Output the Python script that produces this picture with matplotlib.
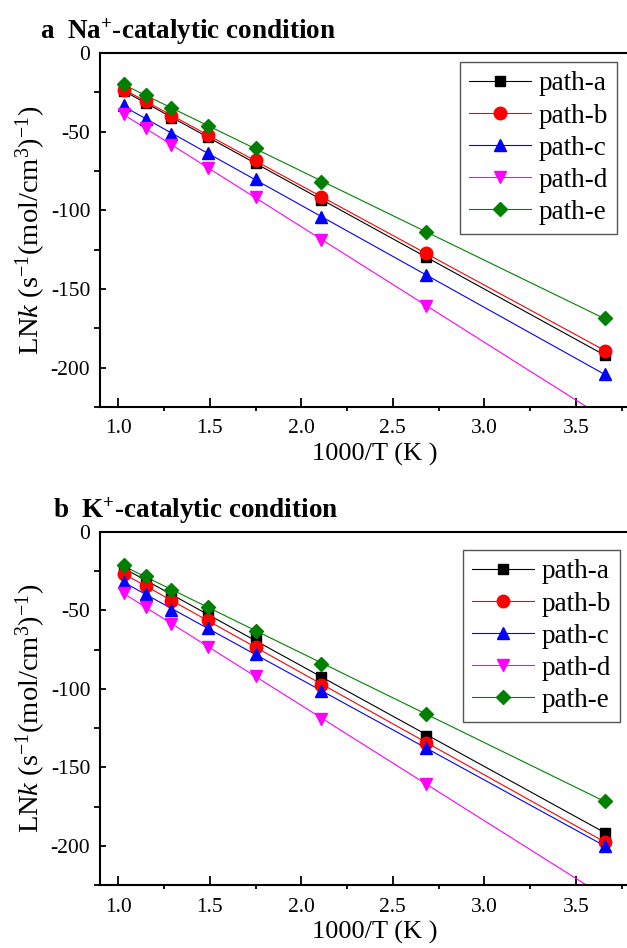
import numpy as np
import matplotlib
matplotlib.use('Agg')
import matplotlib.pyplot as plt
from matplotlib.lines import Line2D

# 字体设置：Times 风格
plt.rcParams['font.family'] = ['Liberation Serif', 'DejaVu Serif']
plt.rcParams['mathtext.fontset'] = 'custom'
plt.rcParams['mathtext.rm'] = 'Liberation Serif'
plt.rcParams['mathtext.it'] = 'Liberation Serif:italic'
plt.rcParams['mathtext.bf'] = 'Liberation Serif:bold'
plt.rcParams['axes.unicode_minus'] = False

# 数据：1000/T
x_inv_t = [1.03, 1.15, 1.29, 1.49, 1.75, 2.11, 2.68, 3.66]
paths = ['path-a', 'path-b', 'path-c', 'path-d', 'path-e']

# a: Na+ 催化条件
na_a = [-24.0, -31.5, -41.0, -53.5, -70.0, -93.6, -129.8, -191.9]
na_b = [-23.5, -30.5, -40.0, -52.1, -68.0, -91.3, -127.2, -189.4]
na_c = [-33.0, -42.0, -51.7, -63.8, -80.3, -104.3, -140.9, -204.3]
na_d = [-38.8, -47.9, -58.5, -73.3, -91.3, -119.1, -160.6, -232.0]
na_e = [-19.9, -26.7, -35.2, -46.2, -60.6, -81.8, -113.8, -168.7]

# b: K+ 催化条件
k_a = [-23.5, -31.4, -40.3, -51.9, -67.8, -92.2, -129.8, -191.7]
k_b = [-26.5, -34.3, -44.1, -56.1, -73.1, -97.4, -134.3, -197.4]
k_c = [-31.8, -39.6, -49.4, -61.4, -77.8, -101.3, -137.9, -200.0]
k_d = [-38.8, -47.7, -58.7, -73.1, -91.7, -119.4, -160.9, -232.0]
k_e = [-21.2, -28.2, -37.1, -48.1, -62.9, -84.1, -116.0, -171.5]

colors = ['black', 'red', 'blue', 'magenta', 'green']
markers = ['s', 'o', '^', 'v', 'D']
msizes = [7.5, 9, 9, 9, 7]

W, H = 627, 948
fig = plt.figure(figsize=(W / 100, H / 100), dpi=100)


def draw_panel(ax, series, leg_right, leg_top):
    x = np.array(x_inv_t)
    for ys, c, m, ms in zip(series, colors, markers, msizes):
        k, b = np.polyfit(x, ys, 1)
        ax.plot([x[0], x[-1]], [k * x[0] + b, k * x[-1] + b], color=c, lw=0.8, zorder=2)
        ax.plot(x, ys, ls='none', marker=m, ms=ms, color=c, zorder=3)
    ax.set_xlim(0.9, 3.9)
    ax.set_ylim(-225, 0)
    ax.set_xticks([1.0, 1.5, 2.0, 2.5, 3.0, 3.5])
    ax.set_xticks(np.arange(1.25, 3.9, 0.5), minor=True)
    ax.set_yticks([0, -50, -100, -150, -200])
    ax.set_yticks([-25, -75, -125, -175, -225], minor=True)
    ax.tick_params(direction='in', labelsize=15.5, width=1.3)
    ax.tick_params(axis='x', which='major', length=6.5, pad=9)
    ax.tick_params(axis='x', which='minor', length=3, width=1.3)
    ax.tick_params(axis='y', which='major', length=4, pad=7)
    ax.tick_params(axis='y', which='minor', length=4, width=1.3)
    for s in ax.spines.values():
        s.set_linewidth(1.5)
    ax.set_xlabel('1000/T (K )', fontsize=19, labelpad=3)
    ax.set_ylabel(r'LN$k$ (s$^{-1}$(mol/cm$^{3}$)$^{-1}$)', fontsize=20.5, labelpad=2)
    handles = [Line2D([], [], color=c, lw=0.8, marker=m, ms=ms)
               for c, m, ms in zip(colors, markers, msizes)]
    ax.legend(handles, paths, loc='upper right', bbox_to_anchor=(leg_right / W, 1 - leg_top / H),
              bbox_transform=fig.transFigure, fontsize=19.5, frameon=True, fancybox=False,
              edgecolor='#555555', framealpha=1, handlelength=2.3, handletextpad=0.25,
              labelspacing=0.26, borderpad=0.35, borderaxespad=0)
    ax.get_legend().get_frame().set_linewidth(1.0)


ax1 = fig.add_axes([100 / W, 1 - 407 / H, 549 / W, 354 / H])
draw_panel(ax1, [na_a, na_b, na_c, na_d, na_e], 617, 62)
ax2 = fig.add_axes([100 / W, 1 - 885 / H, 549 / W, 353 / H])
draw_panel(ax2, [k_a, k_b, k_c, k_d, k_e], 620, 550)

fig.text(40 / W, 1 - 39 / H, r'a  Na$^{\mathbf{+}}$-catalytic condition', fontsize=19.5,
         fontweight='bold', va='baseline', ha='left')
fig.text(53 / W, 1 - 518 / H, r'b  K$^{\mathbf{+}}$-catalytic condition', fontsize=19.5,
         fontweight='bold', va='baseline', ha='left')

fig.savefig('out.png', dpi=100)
::::::::::
The lines from the start of the data through the line that contains "from matplotlib.lines import Line2D" are to be returned exactly, please, with both ends included and every picture left out.

■ The answer:
Output the Python script that produces this picture with matplotlib.
import numpy as np
import matplotlib
matplotlib.use('Agg')
import matplotlib.pyplot as plt
from matplotlib.lines import Line2D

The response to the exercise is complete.